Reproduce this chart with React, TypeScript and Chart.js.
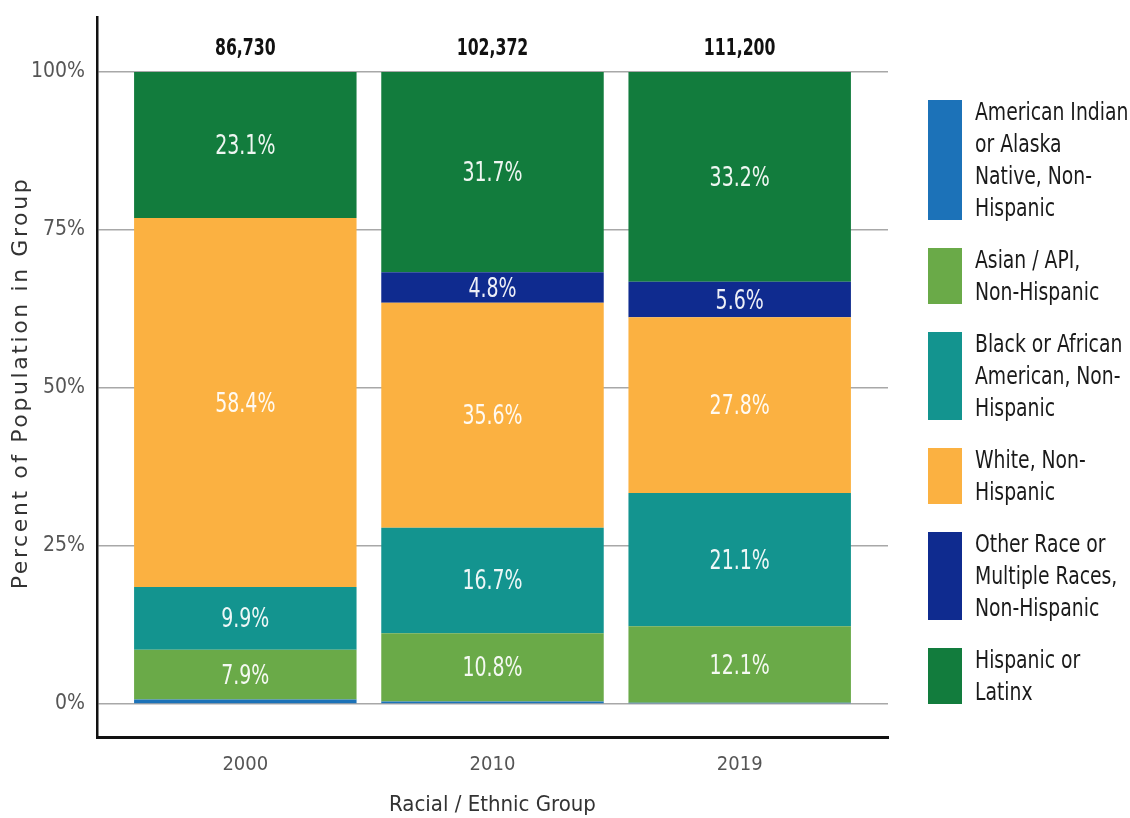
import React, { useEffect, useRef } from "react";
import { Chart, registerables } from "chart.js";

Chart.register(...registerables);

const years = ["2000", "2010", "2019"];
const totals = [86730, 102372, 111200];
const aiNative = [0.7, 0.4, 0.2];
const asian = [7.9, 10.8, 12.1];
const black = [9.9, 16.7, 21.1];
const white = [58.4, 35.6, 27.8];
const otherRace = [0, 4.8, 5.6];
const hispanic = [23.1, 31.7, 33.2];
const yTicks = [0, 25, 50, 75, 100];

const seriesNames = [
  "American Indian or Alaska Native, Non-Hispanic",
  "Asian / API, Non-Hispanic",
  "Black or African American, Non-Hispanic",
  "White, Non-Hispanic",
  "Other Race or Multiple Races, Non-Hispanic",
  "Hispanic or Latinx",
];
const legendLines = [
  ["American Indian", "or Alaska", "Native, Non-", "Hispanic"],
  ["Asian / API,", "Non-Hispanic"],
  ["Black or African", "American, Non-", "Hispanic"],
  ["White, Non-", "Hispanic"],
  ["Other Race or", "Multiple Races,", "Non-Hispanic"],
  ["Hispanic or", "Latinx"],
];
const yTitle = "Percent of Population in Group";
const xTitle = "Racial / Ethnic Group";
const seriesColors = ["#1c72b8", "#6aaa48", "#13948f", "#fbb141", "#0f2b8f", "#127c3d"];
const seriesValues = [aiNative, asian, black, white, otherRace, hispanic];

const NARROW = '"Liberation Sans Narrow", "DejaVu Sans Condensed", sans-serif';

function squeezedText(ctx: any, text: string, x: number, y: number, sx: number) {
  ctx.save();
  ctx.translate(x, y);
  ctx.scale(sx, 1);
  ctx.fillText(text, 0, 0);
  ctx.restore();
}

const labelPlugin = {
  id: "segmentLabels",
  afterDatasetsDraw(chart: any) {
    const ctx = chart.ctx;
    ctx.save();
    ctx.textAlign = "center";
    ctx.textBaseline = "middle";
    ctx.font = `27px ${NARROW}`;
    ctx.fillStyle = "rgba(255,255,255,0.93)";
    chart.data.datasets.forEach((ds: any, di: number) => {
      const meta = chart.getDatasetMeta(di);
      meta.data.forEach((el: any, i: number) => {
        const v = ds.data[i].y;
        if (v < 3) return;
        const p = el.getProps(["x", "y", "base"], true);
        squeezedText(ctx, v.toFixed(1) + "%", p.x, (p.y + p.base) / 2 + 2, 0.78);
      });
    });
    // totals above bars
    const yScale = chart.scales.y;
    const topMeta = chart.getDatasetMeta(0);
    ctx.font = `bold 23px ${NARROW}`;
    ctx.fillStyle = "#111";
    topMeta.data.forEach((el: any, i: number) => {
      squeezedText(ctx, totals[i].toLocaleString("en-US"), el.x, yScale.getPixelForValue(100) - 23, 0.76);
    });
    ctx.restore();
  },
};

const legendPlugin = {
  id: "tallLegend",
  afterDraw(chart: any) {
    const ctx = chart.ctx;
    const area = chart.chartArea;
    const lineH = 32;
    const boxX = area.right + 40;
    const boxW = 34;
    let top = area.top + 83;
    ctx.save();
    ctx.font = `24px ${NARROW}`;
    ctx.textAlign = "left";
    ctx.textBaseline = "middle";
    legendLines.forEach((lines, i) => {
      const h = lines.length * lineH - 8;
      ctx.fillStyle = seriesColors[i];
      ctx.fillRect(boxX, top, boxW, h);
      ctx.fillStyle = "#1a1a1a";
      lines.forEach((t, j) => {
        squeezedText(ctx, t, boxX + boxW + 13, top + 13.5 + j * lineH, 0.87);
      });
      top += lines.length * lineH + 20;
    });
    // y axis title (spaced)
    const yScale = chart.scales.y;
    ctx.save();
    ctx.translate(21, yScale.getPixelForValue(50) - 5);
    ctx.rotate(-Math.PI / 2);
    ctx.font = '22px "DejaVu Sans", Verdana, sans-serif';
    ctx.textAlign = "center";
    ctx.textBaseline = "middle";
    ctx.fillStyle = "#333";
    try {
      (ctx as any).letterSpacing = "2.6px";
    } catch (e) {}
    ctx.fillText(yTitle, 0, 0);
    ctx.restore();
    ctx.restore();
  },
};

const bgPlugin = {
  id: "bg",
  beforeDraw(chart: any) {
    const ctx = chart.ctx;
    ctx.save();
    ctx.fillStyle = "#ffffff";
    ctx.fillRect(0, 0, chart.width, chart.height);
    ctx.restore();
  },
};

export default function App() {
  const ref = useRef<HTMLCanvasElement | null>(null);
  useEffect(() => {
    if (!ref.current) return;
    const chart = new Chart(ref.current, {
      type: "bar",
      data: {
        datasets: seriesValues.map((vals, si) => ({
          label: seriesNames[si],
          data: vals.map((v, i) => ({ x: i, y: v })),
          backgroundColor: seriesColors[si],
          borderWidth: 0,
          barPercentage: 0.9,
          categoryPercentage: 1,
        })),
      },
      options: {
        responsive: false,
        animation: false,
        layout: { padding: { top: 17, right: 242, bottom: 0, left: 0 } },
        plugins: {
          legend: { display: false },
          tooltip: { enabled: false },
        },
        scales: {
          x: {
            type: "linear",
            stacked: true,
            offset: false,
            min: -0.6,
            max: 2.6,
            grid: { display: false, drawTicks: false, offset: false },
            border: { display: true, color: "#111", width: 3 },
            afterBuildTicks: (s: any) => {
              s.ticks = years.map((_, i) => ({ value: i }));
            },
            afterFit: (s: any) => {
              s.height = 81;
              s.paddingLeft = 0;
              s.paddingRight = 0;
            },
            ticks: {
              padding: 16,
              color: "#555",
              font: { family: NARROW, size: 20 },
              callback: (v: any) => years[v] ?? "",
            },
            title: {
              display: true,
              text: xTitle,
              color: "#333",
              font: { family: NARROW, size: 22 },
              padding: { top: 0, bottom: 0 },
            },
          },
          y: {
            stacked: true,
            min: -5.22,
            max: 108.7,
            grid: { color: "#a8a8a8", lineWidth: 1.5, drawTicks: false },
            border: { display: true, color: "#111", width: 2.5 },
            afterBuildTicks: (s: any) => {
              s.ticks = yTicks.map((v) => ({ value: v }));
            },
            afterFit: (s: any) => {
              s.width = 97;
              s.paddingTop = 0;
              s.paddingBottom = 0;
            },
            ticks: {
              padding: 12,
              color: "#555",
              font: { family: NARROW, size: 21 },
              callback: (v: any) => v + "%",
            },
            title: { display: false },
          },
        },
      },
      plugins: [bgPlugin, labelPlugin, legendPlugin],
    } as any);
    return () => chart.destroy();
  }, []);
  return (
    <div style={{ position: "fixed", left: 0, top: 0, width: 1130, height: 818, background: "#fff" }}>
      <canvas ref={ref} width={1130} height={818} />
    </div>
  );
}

════════════════

§ Directions for this task: Send back the data above word for word, with the pictures left out.

§ Solution to the exercise:
Reproduce this chart with React, TypeScript and Chart.js.
import React, { useEffect, useRef } from "react";
import { Chart, registerables } from "chart.js";

Chart.register(...registerables);

const years = ["2000", "2010", "2019"];
const totals = [86730, 102372, 111200];
const aiNative = [0.7, 0.4, 0.2];
const asian = [7.9, 10.8, 12.1];
const black = [9.9, 16.7, 21.1];
const white = [58.4, 35.6, 27.8];
const otherRace = [0, 4.8, 5.6];
const hispanic = [23.1, 31.7, 33.2];
const yTicks = [0, 25, 50, 75, 100];

const seriesNames = [
  "American Indian or Alaska Native, Non-Hispanic",
  "Asian / API, Non-Hispanic",
  "Black or African American, Non-Hispanic",
  "White, Non-Hispanic",
  "Other Race or Multiple Races, Non-Hispanic",
  "Hispanic or Latinx",
];
const legendLines = [
  ["American Indian", "or Alaska", "Native, Non-", "Hispanic"],
  ["Asian / API,", "Non-Hispanic"],
  ["Black or African", "American, Non-", "Hispanic"],
  ["White, Non-", "Hispanic"],
  ["Other Race or", "Multiple Races,", "Non-Hispanic"],
  ["Hispanic or", "Latinx"],
];
const yTitle = "Percent of Population in Group";
const xTitle = "Racial / Ethnic Group";
const seriesColors = ["#1c72b8", "#6aaa48", "#13948f", "#fbb141", "#0f2b8f", "#127c3d"];
const seriesValues = [aiNative, asian, black, white, otherRace, hispanic];

const NARROW = '"Liberation Sans Narrow", "DejaVu Sans Condensed", sans-serif';

function squeezedText(ctx: any, text: string, x: number, y: number, sx: number) {
  ctx.save();
  ctx.translate(x, y);
  ctx.scale(sx, 1);
  ctx.fillText(text, 0, 0);
  ctx.restore();
}

const labelPlugin = {
  id: "segmentLabels",
  afterDatasetsDraw(chart: any) {
    const ctx = chart.ctx;
    ctx.save();
    ctx.textAlign = "center";
    ctx.textBaseline = "middle";
    ctx.font = `27px ${NARROW}`;
    ctx.fillStyle = "rgba(255,255,255,0.93)";
    chart.data.datasets.forEach((ds: any, di: number) => {
      const meta = chart.getDatasetMeta(di);
      meta.data.forEach((el: any, i: number) => {
        const v = ds.data[i].y;
        if (v < 3) return;
        const p = el.getProps(["x", "y", "base"], true);
        squeezedText(ctx, v.toFixed(1) + "%", p.x, (p.y + p.base) / 2 + 2, 0.78);
      });
    });
    // totals above bars
    const yScale = chart.scales.y;
    const topMeta = chart.getDatasetMeta(0);
    ctx.font = `bold 23px ${NARROW}`;
    ctx.fillStyle = "#111";
    topMeta.data.forEach((el: any, i: number) => {
      squeezedText(ctx, totals[i].toLocaleString("en-US"), el.x, yScale.getPixelForValue(100) - 23, 0.76);
    });
    ctx.restore();
  },
};

const legendPlugin = {
  id: "tallLegend",
  afterDraw(chart: any) {
    const ctx = chart.ctx;
    const area = chart.chartArea;
    const lineH = 32;
    const boxX = area.right + 40;
    const boxW = 34;
    let top = area.top + 83;
    ctx.save();
    ctx.font = `24px ${NARROW}`;
    ctx.textAlign = "left";
    ctx.textBaseline = "middle";
    legendLines.forEach((lines, i) => {
      const h = lines.length * lineH - 8;
      ctx.fillStyle = seriesColors[i];
      ctx.fillRect(boxX, top, boxW, h);
      ctx.fillStyle = "#1a1a1a";
      lines.forEach((t, j) => {
        squeezedText(ctx, t, boxX + boxW + 13, top + 13.5 + j * lineH, 0.87);
      });
      top += lines.length * lineH + 20;
    });
    // y axis title (spaced)
    const yScale = chart.scales.y;
    ctx.save();
    ctx.translate(21, yScale.getPixelForValue(50) - 5);
    ctx.rotate(-Math.PI / 2);
    ctx.font = '22px "DejaVu Sans", Verdana, sans-serif';
    ctx.textAlign = "center";
    ctx.textBaseline = "middle";
    ctx.fillStyle = "#333";
    try {
      (ctx as any).letterSpacing = "2.6px";
    } catch (e) {}
    ctx.fillText(yTitle, 0, 0);
    ctx.restore();
    ctx.restore();
  },
};

const bgPlugin = {
  id: "bg",
  beforeDraw(chart: any) {
    const ctx = chart.ctx;
    ctx.save();
    ctx.fillStyle = "#ffffff";
    ctx.fillRect(0, 0, chart.width, chart.height);
    ctx.restore();
  },
};

export default function App() {
  const ref = useRef<HTMLCanvasElement | null>(null);
  useEffect(() => {
    if (!ref.current) return;
    const chart = new Chart(ref.current, {
      type: "bar",
      data: {
        datasets: seriesValues.map((vals, si) => ({
          label: seriesNames[si],
          data: vals.map((v, i) => ({ x: i, y: v })),
          backgroundColor: seriesColors[si],
          borderWidth: 0,
          barPercentage: 0.9,
          categoryPercentage: 1,
        })),
      },
      options: {
        responsive: false,
        animation: false,
        layout: { padding: { top: 17, right: 242, bottom: 0, left: 0 } },
        plugins: {
          legend: { display: false },
          tooltip: { enabled: false },
        },
        scales: {
          x: {
            type: "linear",
            stacked: true,
            offset: false,
            min: -0.6,
            max: 2.6,
            grid: { display: false, drawTicks: false, offset: false },
            border: { display: true, color: "#111", width: 3 },
            afterBuildTicks: (s: any) => {
              s.ticks = years.map((_, i) => ({ value: i }));
            },
            afterFit: (s: any) => {
              s.height = 81;
              s.paddingLeft = 0;
              s.paddingRight = 0;
            },
            ticks: {
              padding: 16,
              color: "#555",
              font: { family: NARROW, size: 20 },
              callback: (v: any) => years[v] ?? "",
            },
            title: {
              display: true,
              text: xTitle,
              color: "#333",
              font: { family: NARROW, size: 22 },
              padding: { top: 0, bottom: 0 },
            },
          },
          y: {
            stacked: true,
            min: -5.22,
            max: 108.7,
            grid: { color: "#a8a8a8", lineWidth: 1.5, drawTicks: false },
            border: { display: true, color: "#111", width: 2.5 },
            afterBuildTicks: (s: any) => {
              s.ticks = yTicks.map((v) => ({ value: v }));
            },
            afterFit: (s: any) => {
              s.width = 97;
              s.paddingTop = 0;
              s.paddingBottom = 0;
            },
            ticks: {
              padding: 12,
              color: "#555",
              font: { family: NARROW, size: 21 },
              callback: (v: any) => v + "%",
            },
            title: { display: false },
          },
        },
      },
      plugins: [bgPlugin, labelPlugin, legendPlugin],
    } as any);
    return () => chart.destroy();
  }, []);
  return (
    <div style={{ position: "fixed", left: 0, top: 0, width: 1130, height: 818, background: "#fff" }}>
      <canvas ref={ref} width={1130} height={818} />
    </div>
  );
}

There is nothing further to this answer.